The Art of Compromise



Nearly a third of the U.S. Senate showed up to hear Sen. Arlen Specter's farewell speech this week. That the number was considered notable — it was a more sizable audience than most of his departing colleagues had garnered — doesn't speak well for the Senate, but it is testament to the widespread respect for the longest-serving senator from Pennsylvania.

The fact that his speech, which he dubbed his "closing argument," drew both Democrats and Republicans also attests to the unusual role the senator played over a span of three decades. Before his dramatic switch to the Democratic Party prior to the Senate primary in May, Specter stood among just a handful of moderate Republicans whose votes and positions often defied party politics. He was sometimes seen as an opportunist without any real convictions, yet he represented an independence and moderation that has nearly vanished from the halls of Congress.

Specter himself lamented this shift in his goodbye speech. He contrasted his early days in Congress, when the moderate Republican caucus numbered more than a dozen, to more recent years when "the moderates could fit into a telephone booth."

He also derided the lack of collegiality and spirit of compromise that once pervaded the chamber. "In some quarters, compromise has become a dirty word," he said, adding that "politics is no longer the art of the possible when senators are intransigent in their positions."

His gambles sometimes cost him dearly, and he was written off many times in his career. By most accounts, his 2009 vote with the Democrats for the $825 billion economic stimulus package was the final nail, leading him to abandon the Republican Party, thinking — incorrectly, it turned out — that he had a better chance in the Democratic primary.

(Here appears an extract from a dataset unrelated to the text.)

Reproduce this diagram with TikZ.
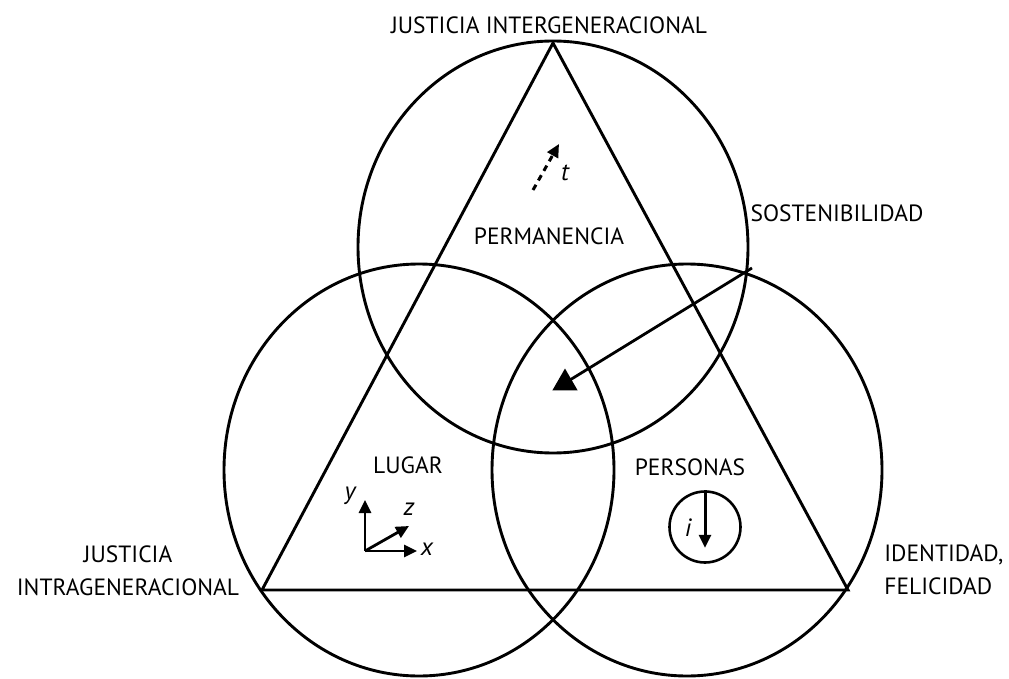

It is perhaps ironic that his farewell came as the lame- duck session of Congress managed to muster enough bipartisan support to pass — to the surprise of many — a number of initiatives.

Among the bills that passed in the final days of the 111th Congress were a tax-cut deal and the repeal of "Don't Ask, Don't Tell," which many Jewish groups had supported. Also likely to pass was the ratification of the START nuclear arms reduction treaty.

With the nation bracing for gridlock and off-the-charts partisan bickering for the next two years — under an Obama administration and a split Congress — it was refreshing to see that the art of compromise is still possible, that where there is a will, there is a way to get things done.

Specter's departure marks the end of an era — for Pennsylvania, for the Philadelphia Jewish community, which provided major support throughout his career, and for the voice of moderation in the U.S. Congress. We wish him well as he moves on to new adventures. We likely haven't heard the last of this senator.